Second, she argues that the existing scholarship paints too monolithic a picture of party control that makes the films and their cultural lives less complex and interesting than they are. Wang uses the incessant cycles of revolutionary activity that animated the People’s Republic prior to Deng Xiaoping’s ascent to power in the late 1970s to argue this was not a monolithic and homogenous era at all. Furthermore, not only were there numerous different factions who attempted to use films for their own interests of various kinds. Also, there is evidence now from published and unpublished records that audience responses to films, even in the most draconian periods, were unpredictable and driven by their own interests.
Wang proposes a new periodization for the revolutionary era. Instead of a simple break into two periods marked by the start of the Cultural Revolution, she structures her book around the nationalization of the film industry in the early 1950s, the Hundred Flowers period of relative openness and the backlash against it in the late 1950s, then what she calls the ‘Second Hundred Flowers’ in the early 1960s, and finally the Cultural Revolution and its aftermath. In each case, she is able to locate key films, less on the basis of their aesthetic representativeness and more on their role in these cycles. Hitherto dismissed works become more interesting. For example, Song Jingshi (1957) comes to life for readers because of the numerous revisions it went through during its costly and long process of production, followed by critical debates, making it a key site for political and aesthetic struggles over cinema form and content. Other films that have already received much critical attention, such as Early Spring in February (1964), receive a fresh angle as Wang focuses on how the film was exhibited extensively during the launch of the Cultural Revolution as a negative example for audiences to learn from. She also reveals that not all audiences learnt what they were supposed to from it!

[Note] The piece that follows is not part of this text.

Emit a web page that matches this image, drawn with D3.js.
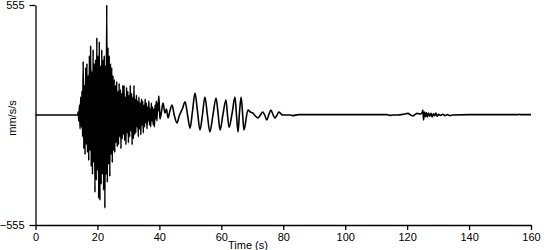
<!DOCTYPE html>
<html>
<head>
<meta charset="utf-8">
<script src="https://cdn.jsdelivr.net/npm/d3@7"></script>
<style>
  body { margin: 0; background: #fff; }
  svg { display: block; }
</style>
</head>
<body>
<svg class="vis" width="550" height="250"></svg>
<script>
// seismogram: acceleration trace, mm/s/s over time

// quiet part before the first arrival
var preTimes = [0, 13.2];
var preValues = [0, 0];

// main burst, sampled every 0.2 s from 13.4 s
var burstStart = 13.4;
var burstStep = 0.2;
var burstValues = [
    0, 0, 15, -30, 50, -70, 90, -60, 120, -110,
    270, -170, 150, -200, 240, -150, 260, -190, 200, -230,
    300, -180, 350, -260, 220, -300, 330, -240, 260, -390,
    280, -330, 390, -280, 300, -420, 370, -430, 250, -350,
    330, -300, 280, -380, 300, -470, 250, -300, 555, -340,
    340, -250, 300, -310, 260, -200, 240, -240, 200, -180,
    180, -190, 150, -140, 170, -160, 120, -150, 160, -110,
    130, -170, 110, -120, 150, -100, 150, -130, 90, -150,
    140, -90, 120, -140, 100, -110, 150, -80, 110, -150,
    90, -120, 150, -100, 80, -90, 100, -60, 70, -110,
    90, -70, 60, -100, 80, -50, 70, -90, 50, -60,
    80, -40, 60, -70, 40, -30, 70, -50, 30, -60,
    60, -30, 40, -50, 30, -60, 50, -20, 70, -30,
    60, 20, 96, 40, -20
];

// surface waves and coda
var codaTimes = [
    40.6, 41.2, 41.8, 42.3, 42.8, 43.4, 44.1, 44.8, 45.7, 46.3,
    46.8, 47.4, 48.3, 49.1, 49.9, 50.7, 51.5, 52.3, 53.1, 53.9,
    54.7, 55.5, 56.3, 57.3, 58.3, 59.0, 59.6, 60.5, 61.5, 62.0,
    62.5, 63.5, 64.4, 64.9, 65.4, 65.9, 66.4, 66.9, 67.3, 68.6,
    69.4, 70.2, 71.0, 71.8, 72.6, 73.4, 74.0, 74.7, 75.3, 76.0,
    76.6, 77.3, 78.0, 78.6, 79.3, 79.9, 82.2, 83, 85, 90,
    100, 113.5, 114.5, 115.4, 117, 118.5, 120.3, 121.2, 121.9, 122.6,
    123.2, 124.2, 124.8, 125.1, 125.3, 125.6, 125.9, 126.2, 126.5, 126.9,
    127.3, 127.7, 128.1, 128.5, 128.9, 129.3, 129.7, 130.2, 130.8, 131.5,
    132.2, 133, 133.8, 134.8, 140, 150, 155.8, 156.2, 156.6, 160
];
var codaValues = [
    10, 60, 10, 30, -15, 20, 50, 0, -40, -10,
    10, 30, 66, 0, -66, 20, 111, 20, -76, 0,
    91, 0, -86, 0, 86, 0, -76, 0, 76, 0,
    -61, 10, 91, 0, -86, 20, 91, 0, -76, 25,
    15, 10, -5, -15, 0, 15, 0, -25, 0, 25,
    5, -15, 0, 15, 5, 0, 0, -3, 2, 2,
    2, 2, -2, 0, 0, 3, 8, 0, -5, 3,
    8, 5, 10, 25, -25, 15, -8, 12, -10, 10,
    -6, 8, -10, 6, -4, 10, -6, 3, -2, 4,
    -3, 2, -3, 0, 2, 2, 2, 3, 2, 2
];

var xTicks = [0, 20, 40, 60, 80, 100, 120, 140, 160];
var yTicks = [-555, 555];

var points = [];
preTimes.forEach(function (t, i) { points.push([t, preValues[i]]); });
burstValues.forEach(function (v, i) { points.push([burstStart + i * burstStep, v]); });
codaTimes.forEach(function (t, i) { points.push([t, codaValues[i]]); });

var svg = d3.select(".vis");
var fontFamily = "'Liberation Sans', Arial, sans-serif";

var x = d3.scaleLinear().domain([0, 160]).range([35.5, 531]);
var y = d3.scaleLinear().domain([-555, 555]).range([225, 5]);

var line = d3.line()
    .curve(d3.curveMonotoneX)
    .x(function (d) { return x(d[0]); })
    .y(function (d) { return y(d[1]); });

svg.append("path")
    .datum(points)
    .attr("d", line)
    .attr("fill", "none")
    .attr("stroke", "#000")
    .attr("stroke-width", 1.6)
    .attr("stroke-linejoin", "miter");

// axes
var xAxis = svg.append("g")
    .attr("transform", "translate(0,225)")
    .call(d3.axisBottom(x).tickValues(xTicks).tickSize(5).tickSizeOuter(0).tickPadding(3));

var yAxis = svg.append("g")
    .attr("transform", "translate(35.5,0)")
    .call(d3.axisLeft(y).tickValues(yTicks).tickSize(6).tickSizeOuter(0).tickPadding(5));

[xAxis, yAxis].forEach(function (g) {
    g.selectAll("path, line").attr("stroke", "#000").attr("stroke-width", 1.3);
    g.selectAll("text")
        .attr("fill", "#000")
        .attr("font-family", fontFamily)
        .attr("font-size", "11px");
});

// axis title sits a bit left of the axis centre, as in the original
svg.append("text")
    .attr("x", 248)
    .attr("y", 249)
    .attr("text-anchor", "middle")
    .attr("font-family", fontFamily)
    .attr("font-size", "11px")
    .attr("fill", "#000")
    .text("Time (s)");

svg.append("text")
    .attr("transform", "translate(16,118) rotate(-90)")
    .attr("text-anchor", "middle")
    .attr("font-family", fontFamily)
    .attr("font-size", "11px")
    .attr("fill", "#000")
    .text("mm/s/s");
</script>
</body>
</html>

The overall result is exemplary and merits wide attention.
Throughout the book, Wang draws on original archive research to ensure that her work is well supported. The overall result is exemplary and merits wide attention. It is a pity that there is no filmography, which should be a standard feature of any Film Studies book, or a Chinese character list, which should be a standard feature of any Chinese Studies book given that the language’s use of homophones means it is impossible to know the original characters from romanisation alone. Perhaps these gaps can be filled when and if a paperback edition comes out later.